Debashish Bhattacharya’s site: www.debashishbhattacharya.com
Discover more about his new album, specifically, here:
www.worldmusic.net/wmn/news/item/debashish-bhattacharya
Charles Lloyd
15/06/2008
The release of Charles Lloyd’s Rabo de Nube {tail of a cloud} celebrates his 70th birthday. It superbly captures a concert given just weeks after his 69th birthday. That was more than four decades after another Charles Lloyd quartet’s Forest Flower - probably, still, the world’s biggest-selling ‘live’ acoustic jazz quartet album; its pianist was Keith Jarrett and Lloyd then led the world’s most popular jazz quartet. Lloyd is a much greater musician now and Rabo de Nube is a vastly superior disc. With the leader’s magisterial tenor sax, fluent flute and probing tarogato are three brilliant, much younger players - pianist Jason Moran, double-bassist Reuben Rogers and drummer Eric Harland. This truly spiritual music is light-years deeper than the bland twaddle oft-peddled as ‘spiritual’ music.

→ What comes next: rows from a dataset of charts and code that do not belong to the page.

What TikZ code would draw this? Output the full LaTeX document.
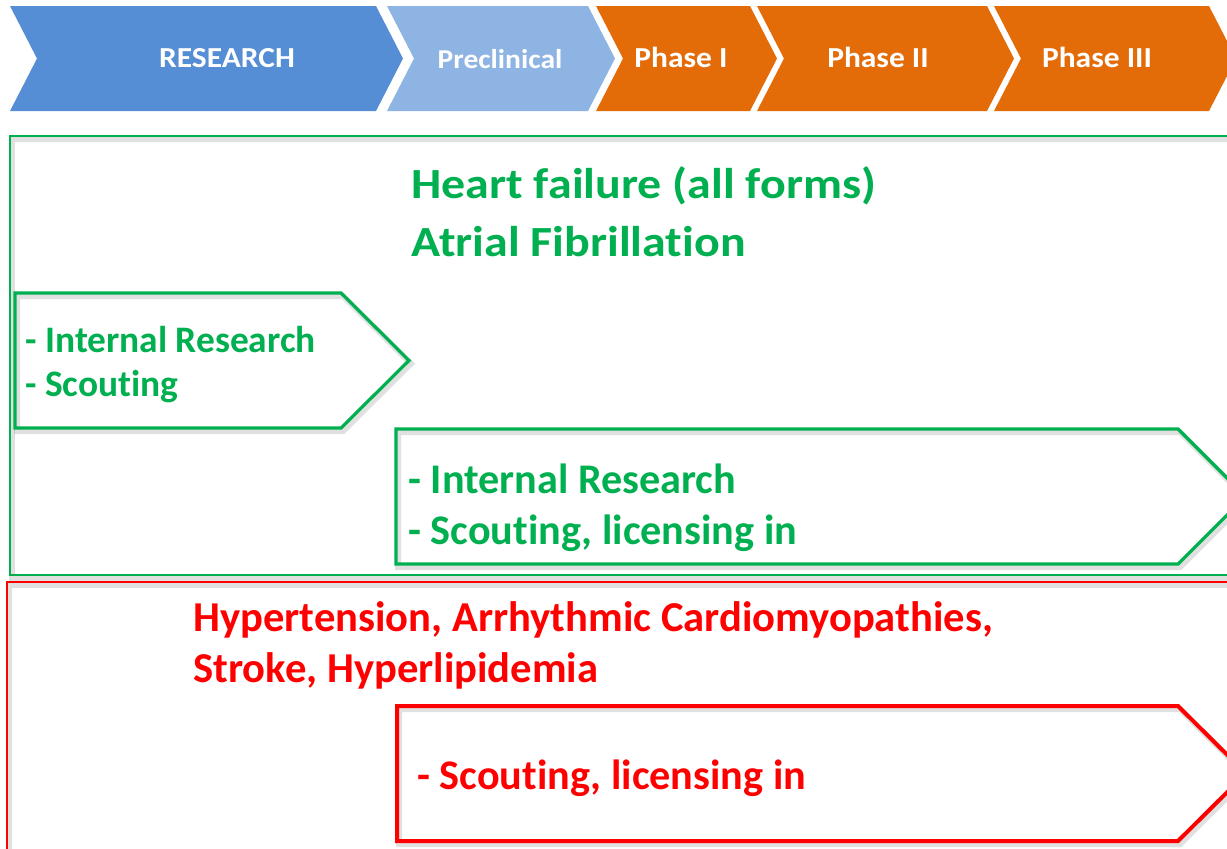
\documentclass[tikz,border=0pt]{standalone}
\usepackage{fontspec}
\setmainfont{Carlito}[Ligatures=NoCommon]
\newfontfamily\headfont{Carlito}[FakeStretch=1.115, Ligatures=NoCommon]
\newfontfamily\phasefont{Carlito}[FakeStretch=1.085, Ligatures=NoCommon]
\definecolor{resblue}{HTML}{558ED5}
\definecolor{preblue}{HTML}{8EB4E3}
\definecolor{phorange}{HTML}{E36C09}
\definecolor{okgreen}{HTML}{00B050}
\definecolor{alertred}{HTML}{FF0000}
\tikzset{
  phasetext/.style={text=white, font=\phasefont\bfseries\fontsize{14.5}{17}\selectfont, anchor=base, inner sep=0pt},
  greentext/.style={text=okgreen, font=\headfont\bfseries\fontsize{21.5}{26}\selectfont, anchor=base west, inner sep=0pt},
  redtext/.style={text=alertred, font=\bfseries\fontsize{21.3}{26}\selectfont, anchor=base west, inner sep=0pt},
  smalltext/.style={text=okgreen, font=\bfseries\fontsize{18.7}{22}\selectfont, anchor=base west, inner sep=0pt},
  boxtext/.style={font=\bfseries\fontsize{21.1}{25}\selectfont, anchor=base west, inner sep=0pt},
  greenframe/.style={draw=okgreen, line width=1pt},
  redframe/.style={draw=alertred, line width=1pt},
  greenchev/.style={draw=okgreen, line width=1.6pt, line join=miter},
  redchev/.style={draw=alertred, line width=2pt, line join=miter},
  softshadow/.style={draw=black, draw opacity=0.12, line width=3pt, shift={(2,3)}},
}
\begin{document}
\begin{tikzpicture}[x=0.5pt, y=-0.5pt]
\useasboundingbox (0,0) rectangle (1227,848);
\clip (0,0) rectangle (1227,848);
\fill[white] (0,0) rectangle (1227,848);
% phase chevrons
\fill[resblue] (10,6) -- (376,6) -- (403,58.5) -- (376,111) -- (10,111) -- (37,58.5) -- cycle;
\fill[preblue] (387,6) -- (588,6) -- (615,58.5) -- (588,111) -- (387,111) -- (414,58.5) -- cycle;
\fill[phorange] (596,6) -- (750,6) -- (777,58.5) -- (750,111) -- (596,111) -- (623,58.5) -- cycle;
\fill[phorange] (757,6) -- (987,6) -- (1014,58.5) -- (987,111) -- (757,111) -- (784,58.5) -- cycle;
\fill[phorange] (994,6) -- (1209,6) -- (1236,58.5) -- (1209,111) -- (994,111) -- (1021,58.5) -- cycle;
\node[phasetext] (research) at (227,67) {RESEARCH};
\node[phasetext, font=\phasefont\bfseries\fontsize{13.6}{16}\selectfont] (preclin) at (500,68) {Preclinical};
\node[phasetext] (ph1) at (681,67) {Phase I};
\node[phasetext] (ph2) at (878,67) {Phase II};
\node[phasetext] (ph3) at (1097,67) {Phase III};
% green area
\draw[softshadow] (10,136) rectangle (1240,575);
\draw[greenframe] (10,136) rectangle (1240,575);
\node[greentext] (hf) at (411,198) {Heart failure (all forms)};
\node[greentext] (af) at (411,256) {Atrial Fibrillation};
\draw[softshadow] (15,293) -- (341,293) -- (409,360.5) -- (341,428) -- (15,428) -- cycle;
\draw[greenchev] (15,293) -- (341,293) -- (409,360.5) -- (341,428) -- (15,428) -- cycle;
\node[smalltext] (g1a) at (25,352) {- Internal Research};
\node[smalltext] (g1b) at (25,396) {- Scouting};
\draw[softshadow] (396,429) -- (1178,429) -- (1245.5,496.5) -- (1178,564) -- (396,564) -- cycle;
\draw[greenchev] (396,429) -- (1178,429) -- (1245.5,496.5) -- (1178,564) -- (396,564) -- cycle;
\node[boxtext, text=okgreen] (g2a) at (408,493) {- Internal Research};
\node[boxtext, text=okgreen] (g2b) at (408,544) {- Scouting, licensing in};
% red area
\draw[softshadow] (7,582) rectangle (1240,870);
\draw[redframe] (7,582) rectangle (1240,870);
\node[redtext] (ht) at (193,631) {Hypertension, Arrhythmic Cardiomyopathies,};
\node[redtext] (st) at (193,682) {Stroke, Hyperlipidemia};
\draw[softshadow] (397,706) -- (1178,706) -- (1246,773.5) -- (1178,841) -- (397,841) -- cycle;
\draw[redchev] (397,706) -- (1178,706) -- (1246,773.5) -- (1178,841) -- (397,841) -- cycle;
\node[boxtext, text=alertred] (r1) at (417,789) {- Scouting, licensing in};
\end{tikzpicture}
\end{document}
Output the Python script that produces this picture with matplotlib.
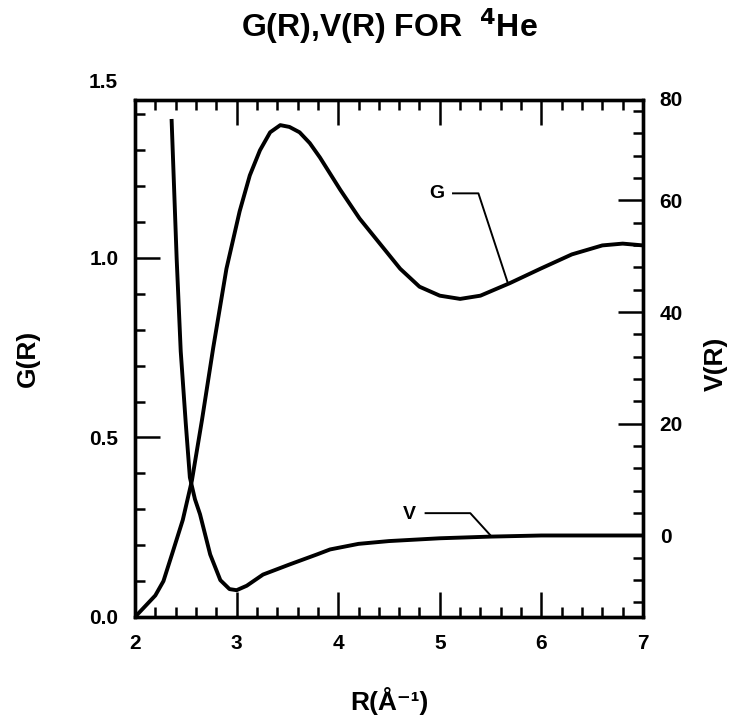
import matplotlib
matplotlib.use("Agg")
import matplotlib.pyplot as plt
from matplotlib.ticker import MultipleLocator, FixedLocator

plt.rcParams['font.family'] = ['Liberation Sans', 'DejaVu Sans']
plt.rcParams['font.weight'] = 'bold'
plt.rcParams['mathtext.default'] = 'bf'

# ---- data ----
r_g = [2.0, 2.1, 2.2, 2.28, 2.37, 2.47, 2.56, 2.66, 2.77, 2.9, 3.03, 3.13, 3.23, 3.33,
       3.43, 3.52, 3.62, 3.72, 3.82, 4.02, 4.21, 4.41, 4.61, 4.80, 5.0, 5.2, 5.4,
       5.69, 5.99, 6.3, 6.6, 6.8, 7.0]
g_vals = [0.0, 0.03, 0.06, 0.10, 0.18, 0.27, 0.38, 0.55, 0.75, 0.97, 1.13, 1.23, 1.30,
          1.35, 1.37, 1.365, 1.35, 1.32, 1.28, 1.19, 1.11, 1.04, 0.97, 0.92, 0.895,
          0.886, 0.895, 0.93, 0.97, 1.01, 1.035, 1.04, 1.035]

r_v = [2.36, 2.41, 2.45, 2.50, 2.54, 2.59, 2.64, 2.74, 2.84, 2.93, 3.0, 3.1, 3.26,
       3.52, 3.79, 3.92, 4.2, 4.5, 5.0, 5.5, 6.0, 6.5, 7.0]
v_vals = [74.6, 49.6, 33, 20, 10.4, 6.5, 3.8, -3.4, -8, -9.6, -9.8, -9, -7, -5.2,
          -3.4, -2.5, -1.5, -1.0, -0.5, -0.2, 0, 0, 0]

x_ticks = [2, 3, 4, 5, 6, 7]
g_ticks = [0.0, 0.5, 1.0]
v_ticks = [0, 20, 40, 60]

title = 'G(R),V(R) FOR  $^{4}$He'

# ---- figure ----
fig = plt.figure(figsize=(7.30, 7.16), dpi=100)
ax = fig.add_axes([135/730, 1-617/716, 508/730, 517/716])
ax2 = ax.twinx()

lw_curve = 2.8
ax.plot(r_g, g_vals, color='black', lw=lw_curve, solid_capstyle='butt')
ax2.plot(r_v, v_vals, color='black', lw=lw_curve, solid_capstyle='butt')

ax.set_xlim(2, 7)
ax.set_ylim(0, 1.44)
ax2.set_ylim(-14.6, 78)

ax.xaxis.set_major_locator(FixedLocator(x_ticks))
ax.xaxis.set_minor_locator(MultipleLocator(0.2))
ax.yaxis.set_major_locator(FixedLocator(g_ticks))
ax.yaxis.set_minor_locator(MultipleLocator(0.1))
ax2.yaxis.set_major_locator(FixedLocator(v_ticks))
ax2.yaxis.set_minor_locator(MultipleLocator(4))

ax.set_xticklabels([str(t) for t in x_ticks])
ax.set_yticklabels(['%.1f' % t for t in g_ticks])
ax2.set_yticklabels([str(t) for t in v_ticks])

for a in (ax, ax2):
    for s in a.spines.values():
        s.set_linewidth(2.4)

ax.tick_params(axis='x', which='both', direction='in', top=True, bottom=True,
               labelsize=15, pad=12, width=1.8)
ax.tick_params(axis='y', which='both', direction='in', left=True, right=False,
               labelsize=15, pad=12, width=1.8)
ax2.tick_params(axis='y', which='both', direction='in', left=False, right=True,
                labelsize=15, pad=12, width=1.8)
for a in (ax, ax2):
    a.tick_params(which='major', length=18)
    a.tick_params(which='minor', length=7)

# extra labels sitting just above the frame
ax.text(-0.033, 1.49, '1.5', transform=ax.get_yaxis_transform(), ha='right',
        va='center', fontsize=15, fontweight='bold', clip_on=False)
ax2.text(1.033, 78, '80', transform=ax2.get_yaxis_transform(), ha='left',
         va='center', fontsize=15, fontweight='bold', clip_on=False)

ax.set_xlabel('R(Å⁻¹)', fontsize=19, fontweight='bold', va='center')
ax.xaxis.set_label_coords(0.5, -0.163)
ax.set_ylabel('G(R)', fontsize=19, fontweight='bold', va='center')
ax.yaxis.set_label_coords(-0.21, 0.5)
ax2.set_ylabel('V(R)', fontsize=19, fontweight='bold', va='center',
               rotation=90, rotation_mode='anchor')
ax2.yaxis.set_label_coords(1.143, 0.49)

ax.set_title(title, fontsize=23, fontweight='bold', pad=45)

# annotations
ax.text(4.97, 1.18, 'G', fontsize=14, fontweight='bold', ha='center', va='center')
ax.plot([5.13, 5.38, 5.67], [1.18, 1.18, 0.93], color='black', lw=1.4)
ax2.text(4.7, 3.8, 'V', fontsize=14, fontweight='bold', ha='center', va='center')
ax2.plot([4.86, 5.3, 5.5], [4.0, 4.0, 0.0], color='black', lw=1.4)

fig.savefig('out.png', dpi=100)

Charles Lloyd’s official site: www.charleslloyd.com
You can read a revealing interview with him, here:
www.allaboutjazz.com/php/article.php?id=2046
Timo Alakotila/ Karen Tweed
08/06/2008
Seven years ago Karen Tweed and Timo Alakotila convened an unusual ensemble which made a singular CD called May Monday. She is an ancestrally-Irish, English accordionist. He is a Finnish pianist. Both are composers and influential, ear-opening music educators. Midnight is a perhaps even lovelier sequel. Its core quartet (now billed as ‘May Monday’) also includes a superb Swedish guitarist and an English fiddler, of Swedish ancestry. A bassoonist is among their various guests. Just a few of many tags which fit: ‘traditional’, ‘brand new’, ‘refined’, ‘robust’, ‘profoundly lyrical’ and ‘nicely quirky’.
Discover more, here:
www.myspace.com/maymonday
www.myspace.com/timoalakotila
www.myspace.com/karentweed
Enrico Pieranunzi/ Marc Johnson/ Joey Baron (in Japan)
01/06/2008
Live in Japan captures a singular Italian/American alliance. Pianist Enrico Pieranunzi has a superb touch. The trio’s sure-fingered Italian leader is never domineering and his musical mind is profoundly lyrical, yet wide open. He and his American friends - bassist Marc Johnson and drummer Joey Baron - are longstanding colleagues, mutual admirers. Their music is conversational, in the best sense; lucid, logical, never merely-rambling, but oft-spontaneous and surprising. Sound quality is superb.
Pieranunzi is very thoughtful and articulate - verbally, as well as musically. His wise advice to younger musicians: ‘just keep in mind the alphabetical order and note that music comes before show and before success.’
Enrico Pieranunzi site:
www.myspace.com/enricopieranunzi
Much more revealing than the bio above is the interview/article, here:
www.jazzreview.com/article/review-5556.html
Discover more about Joey Baron here (his own site is ’dead’, as I type)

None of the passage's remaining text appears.